The method was float fishing and the bait was maggots and worms. The quarry were "coarse" fish. "Coarse" is a silly name we English give to fish without adipose fins. There is nothing "coarse" about these fish. They include some of the most beautiful fish on the planet.
The young tyro was being introduced to the art of angling by his paternal grandfather and the method was known in those days as "Sheffield Style". "Sheffield Style" means fishing with very fine line, tiny hooks and floats that need very little shot to cock them. Coarse anglers had distinguishable, regional styles of fishing in those days and you can find out more of this phenomenon by reading the book "Fishing. British Sports Past and Present" by Bernard Venables, Published by B T Batsford Ltd, in 1953.

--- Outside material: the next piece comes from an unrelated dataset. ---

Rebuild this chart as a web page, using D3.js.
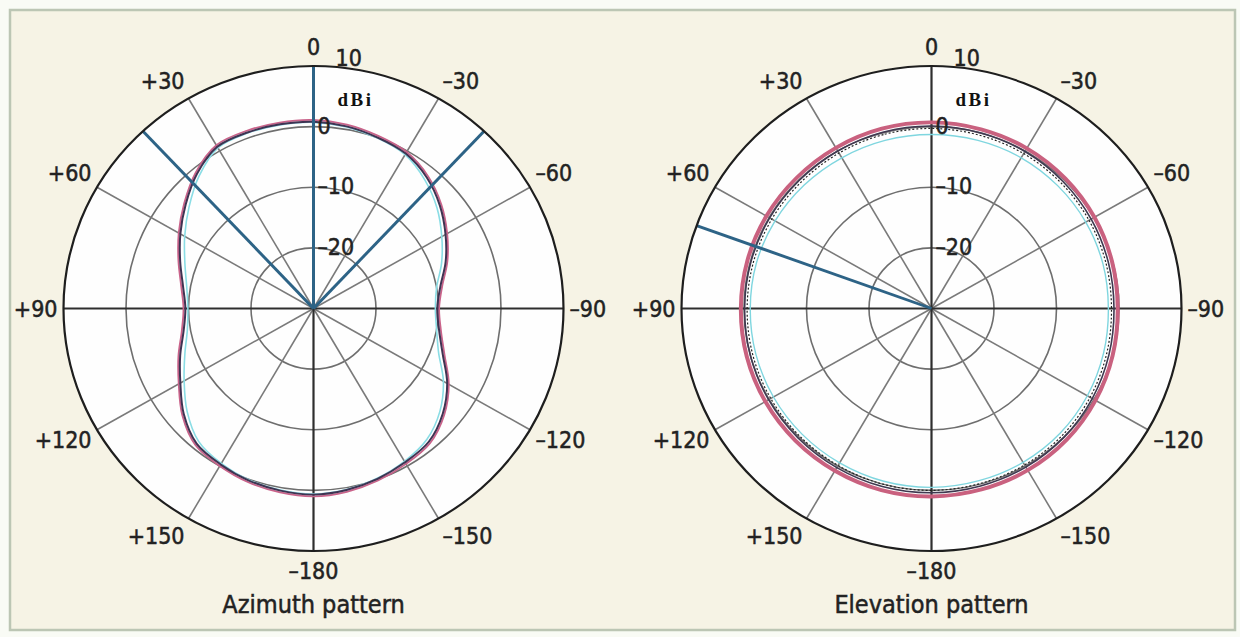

Today I was the lucky guest of a very good friend on a private estate lake and the method used was exactly as it had been on 16th June 1956. Grandad would have been familiar with every aspect. He would have certainly been familiar with HIS Speedia centre pin reel that was being put to use on this special occasion...
All went well. The first fish was a roach, the next seven were perch, the ninth was a rudd and two more perch finished the day nicely. The landing net was needed for just one fish, exactly as it had been sixty years earlier. The net would have been unfamiliar to Grandad as modern knitted pan bottomed nets had yet to be invented in 1956.